What fun it was. Everyone had a great time – particularly the children, who chopped, stirred, smelt and tasted their way around their very own food festival. This year the Children’s Food Festival was held on the Northmoor Trust’s farm, ten miles south of Oxford in an Area of Outstanding Natural Beauty. It was a site that had never been used this way before and proved the perfect setting for a festival staged to inspire youngsters to take an interest in food and the way it is produced.

Festival patrons Raymond Blanc and Sophie Grigson, who both worked tirelessly to enthuse the youngsters, were delighted at the way their audiences responded to their talks and hands-on demonstrations.

Raymond and Sophie believe that the sooner a child shows an interest in food, the sooner they will begin eating a healthy diet. That said, they weren’t surprised to note that one of the most popular attractions proved to be the Chocolate Tent where leading chocolatiers dazzled audiences with their artistry and distributed samples of flavoured chocolate with extraordinary generosity.

Another popular attraction was the 12-metre inflatable pink pig that blinked its big brown eyes and sighed contentedly as children watched a farmyard drama unfold inside its tummy. Festival director Eka Morgan booked this pig for the first Children’s Food Festival a couple of years ago and was so delighted by the youngsters’ response that she simply had to include it again. The children loved the vegetable orchestra, too, and the Eat a Rainbow Every Day drama.

The youngsters also appreciated a chance to talk to 15-year-old Emma Cianchi, the country’s youngest pig farmer, who was there to discuss her passion for pigs. Emma’s interest began when she asked her parents if she could have some piglets for her 14th birthday. She had intended to keep them as pets but, a year on, Emma is breeding pigs in a field at the back of her family home in Herefordshire. She now has 20 rare-breed pigs and sells her meat to parents of schoolfriends and her teachers. Those who met Emma at the festival were particularly impressed to learn that she gets up every morning at 6am to feed and look after them.

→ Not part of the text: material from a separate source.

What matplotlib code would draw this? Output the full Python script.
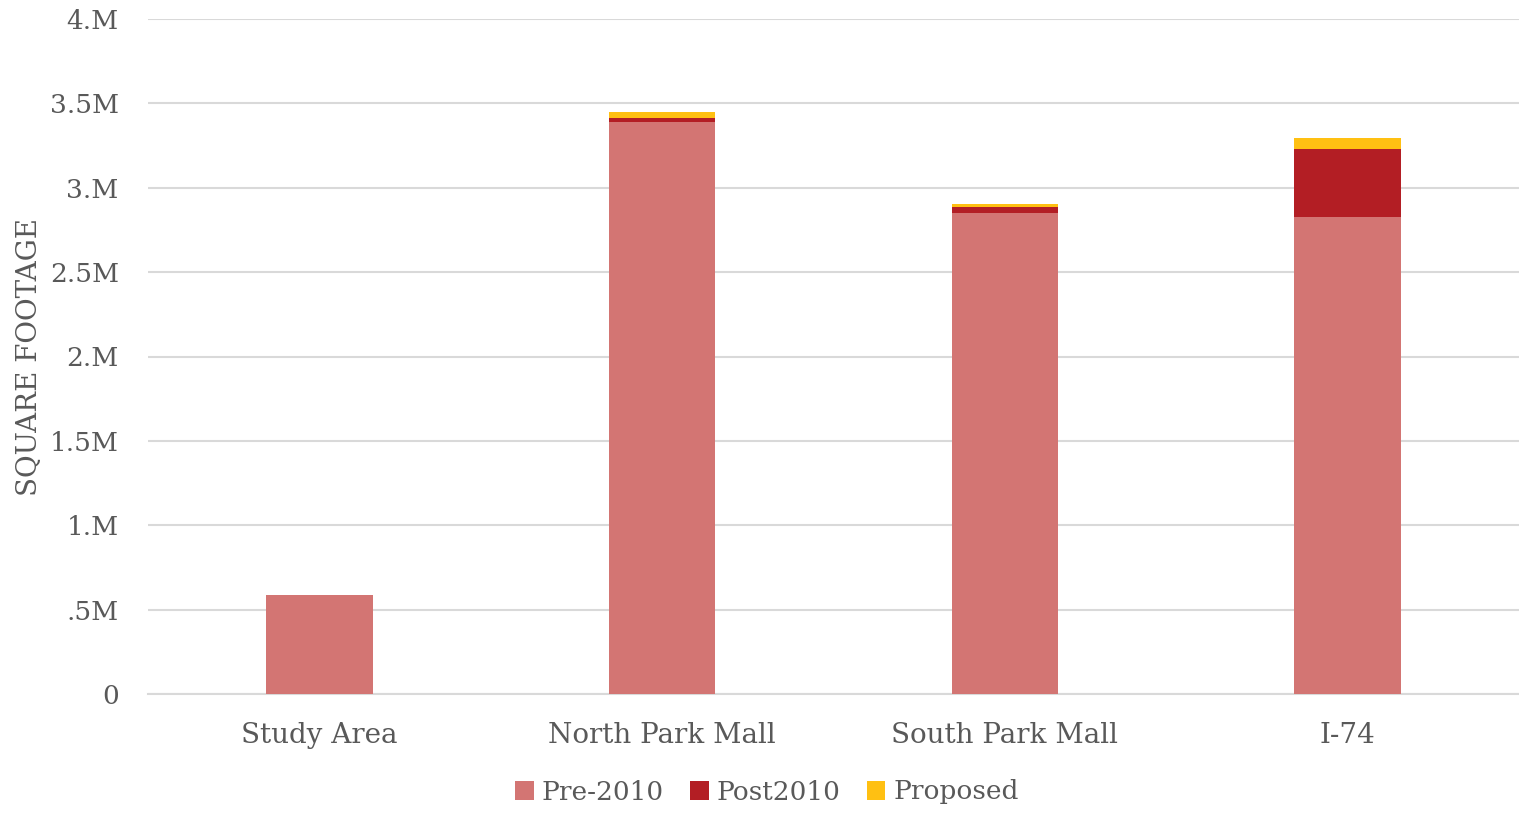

Pigs were certainly among the stars of the show. One pink model pig, which stood at the entrance of the livestock area, even burped with gratitude when visitors made a charitable donation. It was all great fun, educational too, particularly when film actress Greta Scacchi joined forces with Sheila Dilion of Radio 4’s Food Programme, and visiting teenagers, in a lively debate which questioned whether celebrities should promote junk food.

When it was all over, and 14,000 families made their way home, Eka Morgan looked round the empty field with satisfaction and remarked that everything had gone to plan. Even the weather behaved itself, despite the forecast that warned of sudden downpours.

She said the festival proved a resounding success with parents who were delighted to see their young children eager to try out new foods and recipes. Some children even munched on fried grasshoppers cooked for them by television chef Stefan Gates.

“We have been overwhelmed with highly positive feedback from happy parents. Our hope was that whichever way you looked in the festival fields there would be something compelling to do – and that really was how it turned out.”

Raymond Blanc admits being totally exhausted when this two-day event was over, but he says that was a small price to pay to be involved as he was. He was particularly excited by the way the youngsters of today respond to food. “You should have seen them,” he said, “they react to the way food is prepared and environmental issues in such a positive way. They know far more than their parents and, what’s more, they really want to know. They really care in a way their parents never have.”

Raymond didn’t stop working when the gates closed on Sunday night – he was busy editing a video for his website: www.raymondblanc.com which shows extracts from the show.

He laughs at the moment a hundred little fingers reached out towards a mousse he invited them to taste, which was captured on camera and can be viewed by us all.

“I’d cooked a mousse and invited them to taste when it was finished, and that is exactly what they did. It looked like a flock of little sparrows flying towards the dish,” he said. He added that he realised that the law now stated that food should not be tasted by the audience at the end of a cookery demonstration, but he didn’t care.

“It’s madness – total madness. It’s health and safety gone completely mad. If you cook you want it to be tasted. How can anyone judge a dish unless they taste? Impossible,” he added.

Raymond says that the festival was such a success that he hopes it will now become an annual event. “I want to be much more involved and am proud to think that it all began in Oxfordshire. With luck, other cities will follow, so that kids all over the country will have a chance to become more involved with food.”

He says today’s children are the future and we owe it to them to get them involved in food, its production, its health giving properties and – last but not least – its taste.

Raymond has vowed he will now spend much of his time fundraising to this end, so that a 2010 Children’s Food Festival will happen and on the Northmoor Trust site, which he considers the perfect venue.

“The Food Festival is far too important to ignore. It’s up to us all to ensure it goes from strength to strength,” he said.